A classic Mizell Brothers production and one of the early reissues in the Soul Brother repertoire, we’re extremely proud and excited to announce the second pressing of Johnny Hammond’s seminal 1975 jazz-funk offering Gambler’s Life, redone and reissued from the original masters on CD and LP some 21 years after it was initially released on our label!
‘Gamblers Life’ preceded the more famous ‘Gears’. Every bit as strong, Gambler’s Life was released on a subsidiary of CTI in 1975 and has an edgier feel and a distinctive Johnny Hammond register, an amalgam of fusion, jazz-funk and soul with a street-wise urban energy, almost a confluence between a blaxploitation soundtrack and a CTi styled jazz album. Cuts like ‘Rhodesian Thoroughfare’ and the heavily sampled ‘Gamblers Life’ and ‘Back To The Projects’ allow the Mizells to show off their crisp, funky sound and vintage production skills that broke boundaries in soul and jazz in the 70’s for artists like Johnny Hammond, Donald Byrd and Bobbi Humphrey. Their inimitable signature is all over the album, and it really is ground-breaking, genre-defining, unbelievable sounding stuff.
‘Yesterday Was Cool’ is a driving jazz funk tune, while ‘Starborne’ is a 70’s Donald Byrd like cut that really works on the dancefloors, a seriously groovy joint underlaid with oscillating synths, subtle percussive influences and masterful, funky keyboard playing from Hammond, as well as possibly having one of the finest intros of any instrumental piece of jazz-funk ever recorded. On a jazzier tip, check out ‘Virgo Lady’, a song that Hammond dedicated to his wife who was of the same astrological sign. The rhythm section of Harvey Mason (drums) and Chuck Rainey (bass) are on fire and Melvin Wah Wah Watson (Ragin) is all over the album with his distinctive rhythm guitar.
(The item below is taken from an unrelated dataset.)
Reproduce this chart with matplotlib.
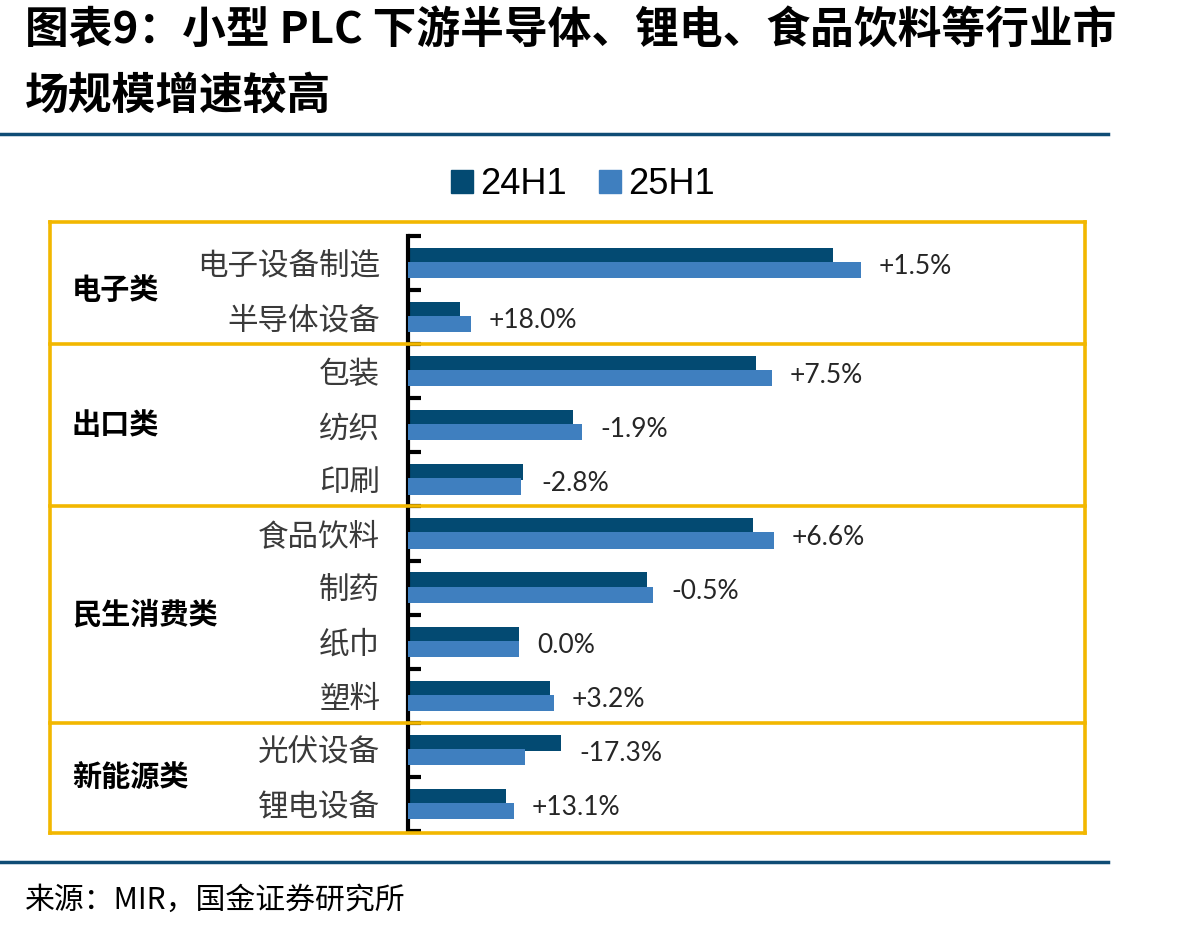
import numpy as np
import matplotlib
matplotlib.use('Agg')
from matplotlib import pyplot as plt
from matplotlib import transforms
from matplotlib.lines import Line2D
from matplotlib.patches import Patch

plt.rcParams['font.family'] = ['Noto Sans CJK SC', 'DejaVu Sans']

# data (bar lengths, arbitrary units)
categories = ['电子设备制造', '半导体设备', '包装', '纺织', '印刷',
              '食品饮料', '制药', '纸巾', '塑料', '光伏设备', '锂电设备']
values_24h1 = [425, 52, 348, 165, 115, 345, 239, 111, 142, 153, 98]
values_25h1 = [453, 63, 364, 174, 113, 366, 245, 111, 146, 117, 106]
growth_labels = ['+1.5%', '+18.0%', '+7.5%', '-1.9%', '-2.8%',
                 '+6.6%', '-0.5%', '0.0%', '+3.2%', '-17.3%', '+13.1%']
groups = ['电子类', '出口类', '民生消费类', '新能源类']
group_sizes = [2, 3, 4, 2]

navy = '#034A72'
blue = '#3F7FBF'
yellow = '#F2B700'
rule = '#0F4C75'

W, H = 1198, 931
fig = plt.figure(figsize=(W / 100, H / 100), dpi=100)
fig.patch.set_facecolor('white')

ax = fig.add_axes([408 / W, 1 - 831 / H, (1085 - 408) / W, (831 - 236) / H])
ax.set_xlim(0, 1085 - 408)
ax.set_ylim(len(categories) - 0.5, -0.5)

y = np.arange(len(categories))
ax.barh(y - 0.13, values_24h1, height=0.3, color=navy, label='24H1', zorder=2)
ax.barh(y + 0.13, values_25h1, height=0.3, color=blue, label='25H1', zorder=3)

for i in range(len(categories)):
    ax.annotate(growth_labels[i], (max(values_24h1[i], values_25h1[i]), i + 0.07),
                xytext=(13, 0), textcoords='offset points', va='center', ha='left',
                fontsize=19, family='Lato', color='#262626')

for side in ['top', 'right', 'bottom']:
    ax.spines[side].set_visible(False)
ax.spines['left'].set_linewidth(3)
ax.set_xticks([])
ax.set_yticks(y, categories)
ax.tick_params(axis='y', which='major', length=0, pad=20, labelsize=22,
               labelcolor='#3a3a3a')
ax.set_yticks(np.arange(-0.5, len(categories)), minor=True)
ax.tick_params(axis='y', which='minor', direction='in', length=9, width=3)

# yellow group boxes
bt = transforms.blended_transform_factory(fig.transFigure, ax.transData)
x0, x1 = 50 / W, 1085 / W
bounds = np.cumsum([0] + group_sizes) - 0.5
top, bottom = -0.76, bounds[-1] + 0.04
for yy in [top, bottom] + list(bounds[1:-1]):
    fig.add_artist(Line2D([x0, x1], [yy, yy], transform=bt, color=yellow,
                          lw=2.6, clip_on=False))
for xx in [x0, x1]:
    fig.add_artist(Line2D([xx, xx], [top, bottom], transform=bt, color=yellow,
                          lw=2.6, clip_on=False))
for g, b0, b1 in zip(groups, bounds[:-1], bounds[1:]):
    fig.text(72 / W, (b0 + b1) / 2, g, transform=bt, ha='left', va='center',
             fontsize=21, fontweight='bold', color='black')

# legend
handles = [Patch(color=navy), Patch(color=blue)]
fig.legend(handles, ['24H1', '25H1'], loc='center', ncol=2,
           bbox_to_anchor=(583 / W, 1 - 185 / H), frameon=False,
           prop={'family': 'Liberation Sans', 'size': 26},
           handlelength=0.6, handleheight=0.6, handletextpad=0.2,
           columnspacing=0.9)

# title, rules and source
fig.text(25 / W, 1 - 30 / H, '图表9：小型 PLC 下游半导体、锂电、食品饮料等行业市',
         fontsize=31.5, fontweight='bold', va='center', ha='left')
fig.text(25 / W, 1 - 96 / H, '场规模增速较高',
         fontsize=31.5, fontweight='bold', va='center', ha='left')
fig.add_artist(Line2D([0, 1108 / W], [1 - 134 / H] * 2, transform=fig.transFigure,
                      color=rule, lw=2.5))
fig.add_artist(Line2D([0, 1108 / W], [1 - 862 / H] * 2, transform=fig.transFigure,
                      color=rule, lw=2.5))
fig.text(25 / W, 1 - 900 / H, '来源：MIR，国金证券研究所', fontsize=21.5,
         va='center', ha='left', color='black')

fig.savefig('out.png', dpi=100, facecolor='white')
Gambler’s Life was an album where Hammond wanted a clean break from his organ playing days and actively pursued new musical territories playing acoustic piano, synthesisers and Fender Rhodes rather than his trademark organ, an instrument that he had become so synonymous with even his stage name contained a reference to it (Hammond B3 Organ – Johnny “Hammond” Smith). In the liner notes, he details: “Jimmy Smith, “Groove” Holmes (…) are going to be waiting to hear my organ come in, but it won’t. I’m strictly piano on this one. I practiced ten and twelve hours a day. I ate and slept it. For three months, I ate and slept it. I will probably never play the organ again in my life. I have made the transition and I love it. I have always wanted to play the piano. I played piano and sang in the choir when I was a kid in Louisville.” To his credit, his time spent practicing appears to have clearly paid off: Hammond’s performance on electric keys is impeccable, a sound that he would successfully bring to his later Milestone albums.
This album is a landmark album in jazz-funk, one of the best offerings of the genre and a staple for producers and samplers. We couldn’t recommend this album highly enough.